Exclude the pictures, then copy all remaining records exactly.

Rows from a dataset of charts and code

== == ==

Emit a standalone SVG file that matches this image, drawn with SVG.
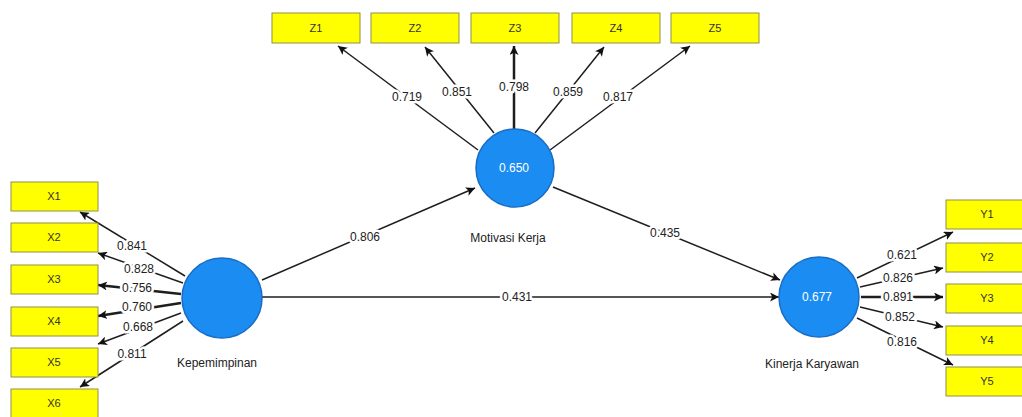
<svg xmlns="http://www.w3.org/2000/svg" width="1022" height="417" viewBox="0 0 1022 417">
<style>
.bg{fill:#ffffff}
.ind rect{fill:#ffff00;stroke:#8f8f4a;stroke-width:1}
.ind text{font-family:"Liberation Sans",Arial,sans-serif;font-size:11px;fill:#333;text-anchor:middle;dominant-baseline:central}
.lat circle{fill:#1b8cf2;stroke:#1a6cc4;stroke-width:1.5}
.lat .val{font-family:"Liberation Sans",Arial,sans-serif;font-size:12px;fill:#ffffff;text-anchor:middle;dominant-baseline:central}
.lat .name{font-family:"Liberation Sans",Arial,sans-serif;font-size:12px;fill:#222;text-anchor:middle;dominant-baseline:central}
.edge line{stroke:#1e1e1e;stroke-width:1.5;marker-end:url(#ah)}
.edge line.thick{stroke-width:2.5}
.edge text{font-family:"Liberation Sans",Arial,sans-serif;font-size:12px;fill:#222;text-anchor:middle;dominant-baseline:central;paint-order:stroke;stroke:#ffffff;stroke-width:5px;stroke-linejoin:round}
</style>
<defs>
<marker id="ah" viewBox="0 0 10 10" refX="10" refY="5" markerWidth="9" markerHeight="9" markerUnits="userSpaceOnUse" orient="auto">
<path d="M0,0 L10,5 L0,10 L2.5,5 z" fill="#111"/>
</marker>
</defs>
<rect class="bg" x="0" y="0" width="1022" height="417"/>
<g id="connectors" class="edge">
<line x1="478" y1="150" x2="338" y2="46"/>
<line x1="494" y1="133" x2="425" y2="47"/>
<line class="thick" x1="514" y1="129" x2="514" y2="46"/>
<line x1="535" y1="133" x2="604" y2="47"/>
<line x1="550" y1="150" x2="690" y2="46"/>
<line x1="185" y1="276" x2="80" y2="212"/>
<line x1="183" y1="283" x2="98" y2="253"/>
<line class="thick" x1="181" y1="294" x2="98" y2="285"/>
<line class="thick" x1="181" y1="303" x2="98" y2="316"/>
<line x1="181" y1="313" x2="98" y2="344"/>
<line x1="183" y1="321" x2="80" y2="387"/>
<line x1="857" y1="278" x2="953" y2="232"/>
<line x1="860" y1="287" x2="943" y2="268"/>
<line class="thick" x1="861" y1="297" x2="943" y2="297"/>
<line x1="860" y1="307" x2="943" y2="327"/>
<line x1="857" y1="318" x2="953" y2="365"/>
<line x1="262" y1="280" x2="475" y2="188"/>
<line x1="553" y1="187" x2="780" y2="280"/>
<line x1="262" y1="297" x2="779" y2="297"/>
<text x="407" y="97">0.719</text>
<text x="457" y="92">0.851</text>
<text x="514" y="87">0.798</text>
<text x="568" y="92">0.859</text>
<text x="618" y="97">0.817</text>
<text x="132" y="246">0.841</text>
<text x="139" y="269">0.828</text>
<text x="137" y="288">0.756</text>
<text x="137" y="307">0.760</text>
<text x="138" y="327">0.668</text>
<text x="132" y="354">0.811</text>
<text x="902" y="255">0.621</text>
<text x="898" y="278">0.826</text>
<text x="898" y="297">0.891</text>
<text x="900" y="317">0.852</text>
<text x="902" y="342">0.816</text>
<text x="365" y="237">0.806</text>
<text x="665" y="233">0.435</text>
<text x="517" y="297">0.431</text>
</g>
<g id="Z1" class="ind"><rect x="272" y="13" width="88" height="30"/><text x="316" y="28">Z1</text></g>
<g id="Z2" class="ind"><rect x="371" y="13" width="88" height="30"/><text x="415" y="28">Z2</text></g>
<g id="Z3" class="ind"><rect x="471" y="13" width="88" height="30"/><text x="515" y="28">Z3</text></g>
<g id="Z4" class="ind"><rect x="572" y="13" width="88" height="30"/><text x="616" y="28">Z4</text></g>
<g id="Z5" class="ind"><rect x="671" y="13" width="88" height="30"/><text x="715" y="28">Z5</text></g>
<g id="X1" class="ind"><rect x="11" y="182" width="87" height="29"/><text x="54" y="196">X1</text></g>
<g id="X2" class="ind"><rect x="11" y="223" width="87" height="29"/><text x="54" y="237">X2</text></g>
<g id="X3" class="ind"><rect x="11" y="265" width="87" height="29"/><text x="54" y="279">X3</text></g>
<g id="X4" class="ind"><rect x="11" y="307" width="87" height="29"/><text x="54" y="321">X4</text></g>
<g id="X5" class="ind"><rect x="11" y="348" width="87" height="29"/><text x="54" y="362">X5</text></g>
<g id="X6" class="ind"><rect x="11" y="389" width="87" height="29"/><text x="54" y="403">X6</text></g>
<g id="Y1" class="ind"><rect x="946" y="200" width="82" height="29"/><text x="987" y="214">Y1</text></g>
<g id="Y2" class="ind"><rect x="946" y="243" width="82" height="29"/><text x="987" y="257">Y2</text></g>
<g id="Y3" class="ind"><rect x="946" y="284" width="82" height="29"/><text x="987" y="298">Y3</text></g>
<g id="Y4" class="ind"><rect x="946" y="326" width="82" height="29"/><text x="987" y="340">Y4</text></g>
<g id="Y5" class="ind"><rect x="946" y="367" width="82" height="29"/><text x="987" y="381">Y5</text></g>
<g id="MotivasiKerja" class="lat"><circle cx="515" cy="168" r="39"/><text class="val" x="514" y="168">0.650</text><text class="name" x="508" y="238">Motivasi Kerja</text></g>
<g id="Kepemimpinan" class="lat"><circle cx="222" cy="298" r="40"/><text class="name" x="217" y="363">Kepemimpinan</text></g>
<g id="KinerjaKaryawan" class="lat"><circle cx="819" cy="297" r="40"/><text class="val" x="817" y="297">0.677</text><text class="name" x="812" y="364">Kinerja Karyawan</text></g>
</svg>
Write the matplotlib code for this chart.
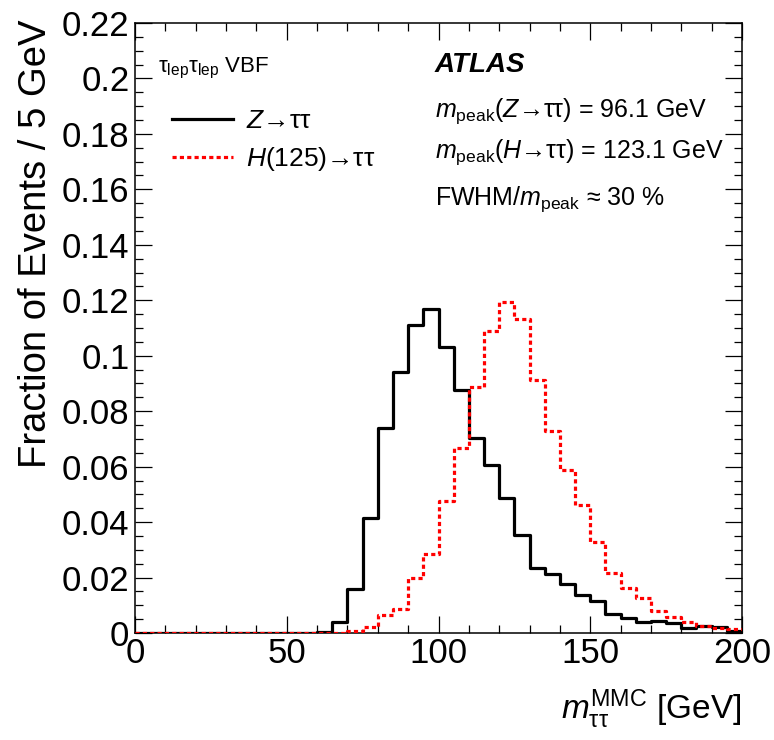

== == ==

- **Expected answer**
Emit a standalone SVG file that matches this image, drawn with SVG.
<svg xmlns="http://www.w3.org/2000/svg" width="1022" height="417" viewBox="0 0 1022 417">
<style>
.bg{fill:#ffffff}
.ind rect{fill:#ffff00;stroke:#8f8f4a;stroke-width:1}
.ind text{font-family:"Liberation Sans",Arial,sans-serif;font-size:11px;fill:#333;text-anchor:middle;dominant-baseline:central}
.lat circle{fill:#1b8cf2;stroke:#1a6cc4;stroke-width:1.5}
.lat .val{font-family:"Liberation Sans",Arial,sans-serif;font-size:12px;fill:#ffffff;text-anchor:middle;dominant-baseline:central}
.lat .name{font-family:"Liberation Sans",Arial,sans-serif;font-size:12px;fill:#222;text-anchor:middle;dominant-baseline:central}
.edge line{stroke:#1e1e1e;stroke-width:1.5;marker-end:url(#ah)}
.edge line.thick{stroke-width:2.5}
.edge text{font-family:"Liberation Sans",Arial,sans-serif;font-size:12px;fill:#222;text-anchor:middle;dominant-baseline:central;paint-order:stroke;stroke:#ffffff;stroke-width:5px;stroke-linejoin:round}
</style>
<defs>
<marker id="ah" viewBox="0 0 10 10" refX="10" refY="5" markerWidth="9" markerHeight="9" markerUnits="userSpaceOnUse" orient="auto">
<path d="M0,0 L10,5 L0,10 L2.5,5 z" fill="#111"/>
</marker>
</defs>
<rect class="bg" x="0" y="0" width="1022" height="417"/>
<g id="connectors" class="edge">
<line x1="478" y1="150" x2="338" y2="46"/>
<line x1="494" y1="133" x2="425" y2="47"/>
<line class="thick" x1="514" y1="129" x2="514" y2="46"/>
<line x1="535" y1="133" x2="604" y2="47"/>
<line x1="550" y1="150" x2="690" y2="46"/>
<line x1="185" y1="276" x2="80" y2="212"/>
<line x1="183" y1="283" x2="98" y2="253"/>
<line class="thick" x1="181" y1="294" x2="98" y2="285"/>
<line class="thick" x1="181" y1="303" x2="98" y2="316"/>
<line x1="181" y1="313" x2="98" y2="344"/>
<line x1="183" y1="321" x2="80" y2="387"/>
<line x1="857" y1="278" x2="953" y2="232"/>
<line x1="860" y1="287" x2="943" y2="268"/>
<line class="thick" x1="861" y1="297" x2="943" y2="297"/>
<line x1="860" y1="307" x2="943" y2="327"/>
<line x1="857" y1="318" x2="953" y2="365"/>
<line x1="262" y1="280" x2="475" y2="188"/>
<line x1="553" y1="187" x2="780" y2="280"/>
<line x1="262" y1="297" x2="779" y2="297"/>
<text x="407" y="97">0.719</text>
<text x="457" y="92">0.851</text>
<text x="514" y="87">0.798</text>
<text x="568" y="92">0.859</text>
<text x="618" y="97">0.817</text>
<text x="132" y="246">0.841</text>
<text x="139" y="269">0.828</text>
<text x="137" y="288">0.756</text>
<text x="137" y="307">0.760</text>
<text x="138" y="327">0.668</text>
<text x="132" y="354">0.811</text>
<text x="902" y="255">0.621</text>
<text x="898" y="278">0.826</text>
<text x="898" y="297">0.891</text>
<text x="900" y="317">0.852</text>
<text x="902" y="342">0.816</text>
<text x="365" y="237">0.806</text>
<text x="665" y="233">0.435</text>
<text x="517" y="297">0.431</text>
</g>
<g id="Z1" class="ind"><rect x="272" y="13" width="88" height="30"/><text x="316" y="28">Z1</text></g>
<g id="Z2" class="ind"><rect x="371" y="13" width="88" height="30"/><text x="415" y="28">Z2</text></g>
<g id="Z3" class="ind"><rect x="471" y="13" width="88" height="30"/><text x="515" y="28">Z3</text></g>
<g id="Z4" class="ind"><rect x="572" y="13" width="88" height="30"/><text x="616" y="28">Z4</text></g>
<g id="Z5" class="ind"><rect x="671" y="13" width="88" height="30"/><text x="715" y="28">Z5</text></g>
<g id="X1" class="ind"><rect x="11" y="182" width="87" height="29"/><text x="54" y="196">X1</text></g>
<g id="X2" class="ind"><rect x="11" y="223" width="87" height="29"/><text x="54" y="237">X2</text></g>
<g id="X3" class="ind"><rect x="11" y="265" width="87" height="29"/><text x="54" y="279">X3</text></g>
<g id="X4" class="ind"><rect x="11" y="307" width="87" height="29"/><text x="54" y="321">X4</text></g>
<g id="X5" class="ind"><rect x="11" y="348" width="87" height="29"/><text x="54" y="362">X5</text></g>
<g id="X6" class="ind"><rect x="11" y="389" width="87" height="29"/><text x="54" y="403">X6</text></g>
<g id="Y1" class="ind"><rect x="946" y="200" width="82" height="29"/><text x="987" y="214">Y1</text></g>
<g id="Y2" class="ind"><rect x="946" y="243" width="82" height="29"/><text x="987" y="257">Y2</text></g>
<g id="Y3" class="ind"><rect x="946" y="284" width="82" height="29"/><text x="987" y="298">Y3</text></g>
<g id="Y4" class="ind"><rect x="946" y="326" width="82" height="29"/><text x="987" y="340">Y4</text></g>
<g id="Y5" class="ind"><rect x="946" y="367" width="82" height="29"/><text x="987" y="381">Y5</text></g>
<g id="MotivasiKerja" class="lat"><circle cx="515" cy="168" r="39"/><text class="val" x="514" y="168">0.650</text><text class="name" x="508" y="238">Motivasi Kerja</text></g>
<g id="Kepemimpinan" class="lat"><circle cx="222" cy="298" r="40"/><text class="name" x="217" y="363">Kepemimpinan</text></g>
<g id="KinerjaKaryawan" class="lat"><circle cx="819" cy="297" r="40"/><text class="val" x="817" y="297">0.677</text><text class="name" x="812" y="364">Kinerja Karyawan</text></g>
</svg>
Write the matplotlib code for this chart.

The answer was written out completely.